The flash of her inbox icon interrupted these disturbing thoughts. She reached for the mouse and cursed herself. The large chunk of data she had sent down to Mechanical some hours earlier must’ve been rejected. Maybe it was too much to send at once. But then she saw that it was a message from Scottie, her friend in IT who had supplied the data drive.
“Come now,” it read.
It was an odd request. Vague and yet dire, especially given the lateness of the hour. Juliette powered down her monitor, grabbed the drive from the computer in case she had more visitors, and briefly considered strapping Marnes’s ancient gun around her waist. She stood, went to the key locker, and ran her hand down the soft belt, feeling the indention where the buckle had, for decades, worn into the same spot on the old leather. She thought again of Marnes’s terse note and looked at his empty chair. She decided in the end to leave the gun hanging where it was. She nodded to his desk, made sure she had her keys, and hurried out the door.
It was thirty-three levels down to IT. Juliette skipped down the steps so swiftly, she had to keep a hand on the inner railing to keep from flying outward into the occasional up-bound traffic. She overtook a porter near six, who was startled by being passed. By the tenth floor, she was beginning to feel dizzy from the round and round. She wondered how Holston and Marnes had ever responded to trouble with any degree of urgency. The other two deputy stations, the one in the mids and the one in the down deep, were nicely situated near the dead center of their forty-eight floors, a far superior arrangement. She passed into the twenties thinking about this: that her office was not ideally positioned to respond to the far edge of her precinct. Instead, it had been located by the airlock and the holding cell, close to the highest form of the silo’s capital punishment. She cursed this decision as she considered the long slog back up.
In the high twenties, she practically bowled a man over who wasn’t watching where he was going. She wrapped one arm around him and gripped the railing, keeping them both from a nasty tumble. He apologized while she swallowed a curse. And then she saw it was Lukas, his lapboard strapped to his back, nubs of charcoal sticking out of his overalls.
“Oh,” he said. “Hello.”
He smiled at seeing her, but his lips drooped into a frown when he realized she’d been hurrying in the opposite direction.
“I’m sorry,” she said. “I’ve got to go.”
“Of course.”
He stood out of the way, and Juliette finally took her hand off his ribs.

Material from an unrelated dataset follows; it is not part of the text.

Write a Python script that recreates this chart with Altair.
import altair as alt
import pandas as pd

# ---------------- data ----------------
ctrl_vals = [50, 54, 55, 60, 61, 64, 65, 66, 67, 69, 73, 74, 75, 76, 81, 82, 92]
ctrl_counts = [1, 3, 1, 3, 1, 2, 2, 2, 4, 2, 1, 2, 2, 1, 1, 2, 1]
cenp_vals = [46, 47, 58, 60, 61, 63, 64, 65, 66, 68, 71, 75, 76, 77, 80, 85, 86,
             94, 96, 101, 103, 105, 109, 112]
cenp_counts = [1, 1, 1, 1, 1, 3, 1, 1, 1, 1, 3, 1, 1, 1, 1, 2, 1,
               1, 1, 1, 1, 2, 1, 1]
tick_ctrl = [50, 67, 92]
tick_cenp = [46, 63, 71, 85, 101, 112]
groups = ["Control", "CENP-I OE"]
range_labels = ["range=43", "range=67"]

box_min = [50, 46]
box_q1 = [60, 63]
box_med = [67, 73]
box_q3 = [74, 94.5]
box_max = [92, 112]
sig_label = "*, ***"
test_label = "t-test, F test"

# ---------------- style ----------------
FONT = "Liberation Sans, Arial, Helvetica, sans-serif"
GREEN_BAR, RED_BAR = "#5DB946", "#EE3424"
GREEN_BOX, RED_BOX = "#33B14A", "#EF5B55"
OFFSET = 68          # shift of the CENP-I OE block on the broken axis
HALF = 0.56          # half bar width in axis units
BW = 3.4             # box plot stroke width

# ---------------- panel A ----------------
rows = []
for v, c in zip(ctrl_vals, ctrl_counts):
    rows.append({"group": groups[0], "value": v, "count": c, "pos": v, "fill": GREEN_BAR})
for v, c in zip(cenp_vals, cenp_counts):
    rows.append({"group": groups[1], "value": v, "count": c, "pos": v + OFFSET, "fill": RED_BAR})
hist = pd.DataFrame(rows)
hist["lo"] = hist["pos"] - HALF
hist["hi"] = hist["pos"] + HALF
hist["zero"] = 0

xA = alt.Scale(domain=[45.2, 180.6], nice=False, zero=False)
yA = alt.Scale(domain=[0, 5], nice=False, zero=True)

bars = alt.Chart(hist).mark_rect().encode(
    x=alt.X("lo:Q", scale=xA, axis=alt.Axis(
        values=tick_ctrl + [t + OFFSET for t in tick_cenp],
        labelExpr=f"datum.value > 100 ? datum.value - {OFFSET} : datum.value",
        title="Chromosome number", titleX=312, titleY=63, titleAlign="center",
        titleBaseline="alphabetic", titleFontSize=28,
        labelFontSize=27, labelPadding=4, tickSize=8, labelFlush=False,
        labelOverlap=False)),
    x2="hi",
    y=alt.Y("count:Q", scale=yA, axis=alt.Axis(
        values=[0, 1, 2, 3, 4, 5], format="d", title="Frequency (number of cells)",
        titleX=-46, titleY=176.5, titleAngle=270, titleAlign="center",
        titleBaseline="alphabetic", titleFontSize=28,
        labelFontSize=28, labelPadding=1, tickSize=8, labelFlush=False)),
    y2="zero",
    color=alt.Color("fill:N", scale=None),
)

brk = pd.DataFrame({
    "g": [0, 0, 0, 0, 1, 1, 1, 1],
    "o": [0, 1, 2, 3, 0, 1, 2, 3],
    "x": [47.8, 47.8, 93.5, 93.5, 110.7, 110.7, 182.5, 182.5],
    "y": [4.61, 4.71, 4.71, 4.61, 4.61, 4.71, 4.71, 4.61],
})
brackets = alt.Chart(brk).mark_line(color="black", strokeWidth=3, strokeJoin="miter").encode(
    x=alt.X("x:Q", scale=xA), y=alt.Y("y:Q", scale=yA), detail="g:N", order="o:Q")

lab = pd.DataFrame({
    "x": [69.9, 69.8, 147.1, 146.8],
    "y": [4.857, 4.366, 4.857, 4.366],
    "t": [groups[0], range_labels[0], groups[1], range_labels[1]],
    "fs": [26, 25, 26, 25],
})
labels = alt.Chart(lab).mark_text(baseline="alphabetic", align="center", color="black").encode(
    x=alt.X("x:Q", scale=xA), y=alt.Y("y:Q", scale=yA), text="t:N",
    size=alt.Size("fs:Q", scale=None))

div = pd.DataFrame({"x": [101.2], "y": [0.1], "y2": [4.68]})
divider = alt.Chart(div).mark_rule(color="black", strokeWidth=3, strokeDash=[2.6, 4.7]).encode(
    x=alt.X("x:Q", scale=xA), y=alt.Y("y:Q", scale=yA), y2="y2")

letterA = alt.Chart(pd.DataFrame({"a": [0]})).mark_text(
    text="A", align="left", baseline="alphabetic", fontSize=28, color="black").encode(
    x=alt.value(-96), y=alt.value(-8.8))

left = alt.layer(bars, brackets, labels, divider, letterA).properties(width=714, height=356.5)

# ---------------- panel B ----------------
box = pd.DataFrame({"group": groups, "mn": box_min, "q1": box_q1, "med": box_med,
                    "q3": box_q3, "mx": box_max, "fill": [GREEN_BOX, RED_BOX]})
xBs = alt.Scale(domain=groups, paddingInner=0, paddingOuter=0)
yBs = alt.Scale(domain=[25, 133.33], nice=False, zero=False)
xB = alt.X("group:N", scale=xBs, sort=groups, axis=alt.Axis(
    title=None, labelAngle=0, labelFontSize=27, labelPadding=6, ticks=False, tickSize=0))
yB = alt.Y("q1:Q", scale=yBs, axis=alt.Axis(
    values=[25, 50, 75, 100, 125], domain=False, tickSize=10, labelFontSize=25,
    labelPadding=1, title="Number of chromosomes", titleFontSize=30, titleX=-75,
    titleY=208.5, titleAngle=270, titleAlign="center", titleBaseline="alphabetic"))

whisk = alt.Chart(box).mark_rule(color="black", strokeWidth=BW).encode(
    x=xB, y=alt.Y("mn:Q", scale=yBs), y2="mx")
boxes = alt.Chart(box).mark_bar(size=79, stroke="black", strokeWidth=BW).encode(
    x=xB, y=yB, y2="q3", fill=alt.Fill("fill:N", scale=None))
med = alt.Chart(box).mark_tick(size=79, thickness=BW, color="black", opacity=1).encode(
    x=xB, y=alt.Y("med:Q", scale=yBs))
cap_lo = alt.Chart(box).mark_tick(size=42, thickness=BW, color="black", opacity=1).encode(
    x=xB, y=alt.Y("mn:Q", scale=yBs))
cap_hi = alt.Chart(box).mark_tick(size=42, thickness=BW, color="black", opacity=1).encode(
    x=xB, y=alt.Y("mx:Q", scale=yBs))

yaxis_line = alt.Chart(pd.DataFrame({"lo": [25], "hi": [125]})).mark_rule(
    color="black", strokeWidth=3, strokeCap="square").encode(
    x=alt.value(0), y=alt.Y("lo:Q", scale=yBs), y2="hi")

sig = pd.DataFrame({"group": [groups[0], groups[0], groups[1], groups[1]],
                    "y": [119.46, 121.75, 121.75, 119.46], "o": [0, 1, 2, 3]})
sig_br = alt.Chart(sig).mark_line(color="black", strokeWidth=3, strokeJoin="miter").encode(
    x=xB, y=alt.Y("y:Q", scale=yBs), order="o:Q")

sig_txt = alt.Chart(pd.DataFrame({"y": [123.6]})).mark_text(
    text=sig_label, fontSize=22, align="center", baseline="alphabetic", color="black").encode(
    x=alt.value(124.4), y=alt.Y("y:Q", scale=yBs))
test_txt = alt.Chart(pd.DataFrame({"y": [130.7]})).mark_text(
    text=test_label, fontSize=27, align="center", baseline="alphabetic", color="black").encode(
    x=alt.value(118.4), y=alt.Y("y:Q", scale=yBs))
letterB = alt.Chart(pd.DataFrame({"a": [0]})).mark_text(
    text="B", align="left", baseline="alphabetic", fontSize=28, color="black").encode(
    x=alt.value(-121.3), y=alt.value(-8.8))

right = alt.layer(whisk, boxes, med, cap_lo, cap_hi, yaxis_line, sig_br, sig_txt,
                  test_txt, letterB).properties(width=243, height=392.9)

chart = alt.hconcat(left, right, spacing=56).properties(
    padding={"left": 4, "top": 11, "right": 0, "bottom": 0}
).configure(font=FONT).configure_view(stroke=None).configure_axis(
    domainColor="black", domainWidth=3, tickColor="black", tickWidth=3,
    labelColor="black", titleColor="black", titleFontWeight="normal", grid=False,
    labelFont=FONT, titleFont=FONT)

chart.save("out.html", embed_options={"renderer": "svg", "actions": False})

She nodded, not sure what to say, her thoughts only on Scottie, and then she continued her run down, moving too fast to chance a glance back.
When she finally got to thirty-four, she paused on the landing to catch her breath and let the dizziness fade. Checking her overalls—that her star was in place and the flash drive still in her pocket—she pulled open the main doors to IT and tried to stroll in as if she belonged there.
She sized up the entrance room quickly. To her right, a glass window looked into a conference room. The light was on, even though it was now the middle of the night. A handful of heads were visible through the glass, a meeting taking place. She thought she heard Bernard’s voice, loud and nasal, leeching through the door.
Ahead of her stood the low-security gates leading back to IT’s labyrinth of apartments, offices, and workshops. Juliette could imagine the floor plan; she’d heard the three levels shared much in common with Mechanical, only without the fun.
“Can I help you?” a young man in silver overalls asked from behind the gates.
She approached.
“Sheriff Nichols,” she said. She waved her ID at him, then passed it under the gate’s laser scanner. The light turned red and the gate let out an angry buzz. It did not open. “I’m here to see Scottie, one of your techs.” She tried the card again, with the same result.